Christ is the only Faithful One, the only One Who has spoken, moreover revealed, the untainted Truth to mankind; He is Truth. “Let God be true, and every man a liar” (Rom. 3:4). Christ Jesus is the only One Who truly cares for humanity. In Christ Jesus alone, for the first and only time, humanity has spoken the fullness of truth; only in Christ Jesus is humanity able to continue in, and speak, the truth. Without Him there is no truth. “I am the Way, and the Truth, and the Life” (Jn. 14:8). The Truth is I AM.
Christ the Lord is the Creator of all creation – all things visible and invisible. “For in Him we live move and have our being” (Acts 17:28). He is co-Creator with His Father and the Holy Spirit – the Holy Trinity. He is the source of all, the Creator of all, and He holds all things together, as the Holy Fathers tell us. Thus, He alone is the supreme authority and criterion for all things; there is no aspect of life and existence which falls outside of His domain. Nothing is exempt from the Truth of Christ the Master of all. Most of all for His special dwelling place, for His chosen people, His Body the Church.

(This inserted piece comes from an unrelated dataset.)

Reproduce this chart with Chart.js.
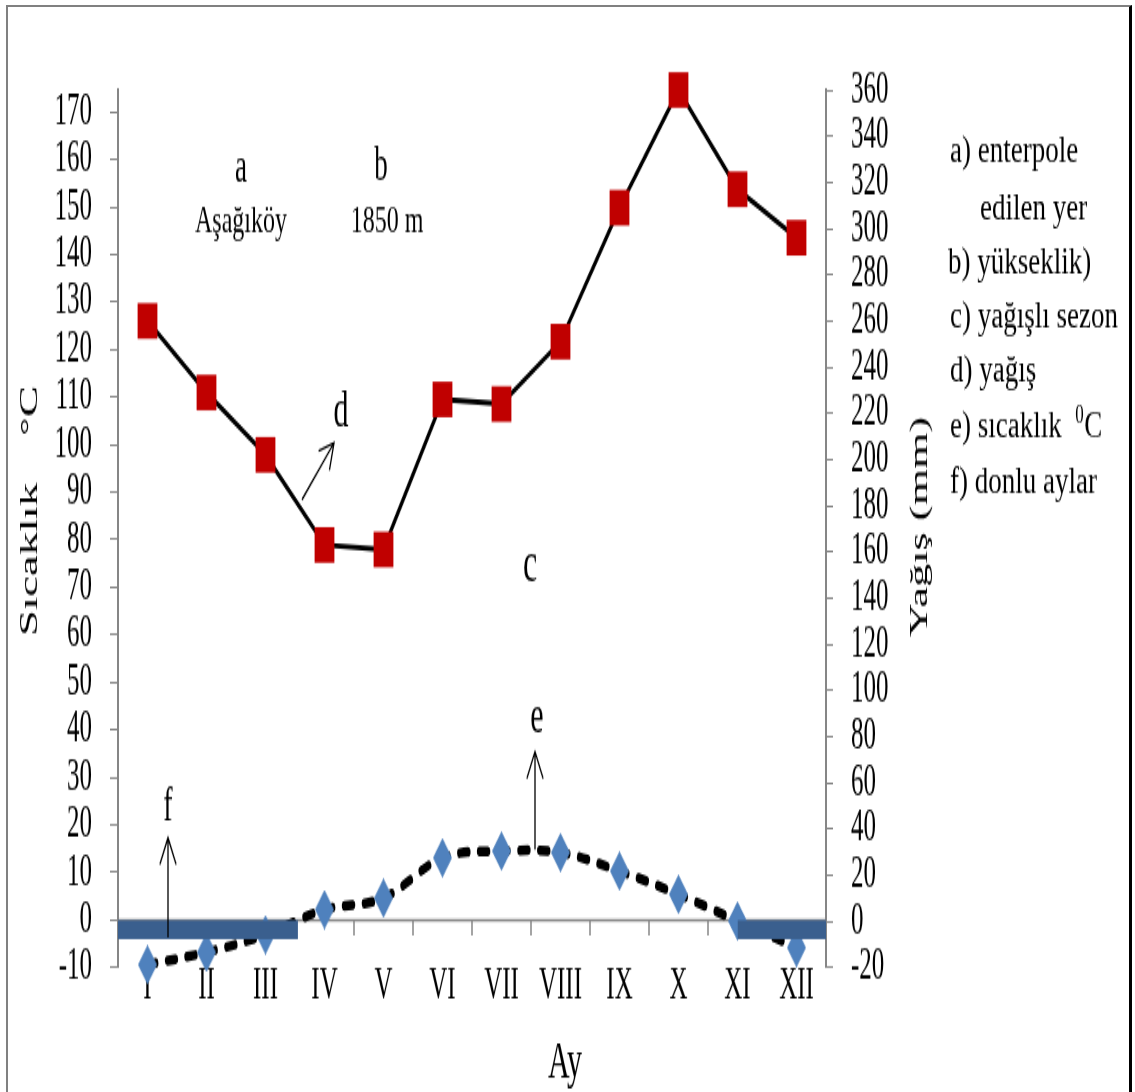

“It is time for Judgment to begin from the house of the God; but if first from us, what shall be the end of those who disobey the Gospel” (1 Peter 4:17)? Thus the Lord says to the church of Laodicea, “I know thy works, that thou are neither cold nor hot. I would that thou wert cold or hot. Thus, because thou are lukewarm, and neither hot nor cold, I am about to vomit thee out of My mouth” (Rev. 3: 16).
The spiritual state of being lukewarm is one of the most terrible and fearful of states. Archbp. Averky of blessed memory instructs, “The cold man, who has not known faith, can more easily believe and become a fervent believer than a cooled-off Christian who has become indifferent to the faith. Even an open sinner is better than a lukewarm Pharisee who is satisfied with his moral condition.” A true Christian is called to be “hot” with the grace of the Holy Spirit. This takes spiritual daily diligence. There are few things worse than a lukewarm Christian.
The blessed elder Athanasios has these sober words of warning for us today, “The great majority of Christians today, at least contemporary Christians, belong to this class and state [lukewarm]. As contemporary Christians we are not cold and certainly not hot. Most of us are lukewarm … According to St. Paul, in this class of the lukewarm faithful, God and the world, Christ and Baal, truth and lie, have the ability to intertwined and coexist. Worse yet, people who are able to live in both of these worlds – of God and of Satan, of the truth and of the lie – at the same time boast about their high level of spirituality and greatness. They feel extremely important and very pleased with their high position.”
We may in all sobriety, based on the testimony of elders and saints, take the message to the church of Laodicea as the message to the church of our times. The great temptation of lukewarmness is paramount in our days. Archbp. Averky describes it with these words, “The Church of Laodicea is the last, most frightful epoch before the end of the world, characterized by indifference to the faith and outward prosperity.”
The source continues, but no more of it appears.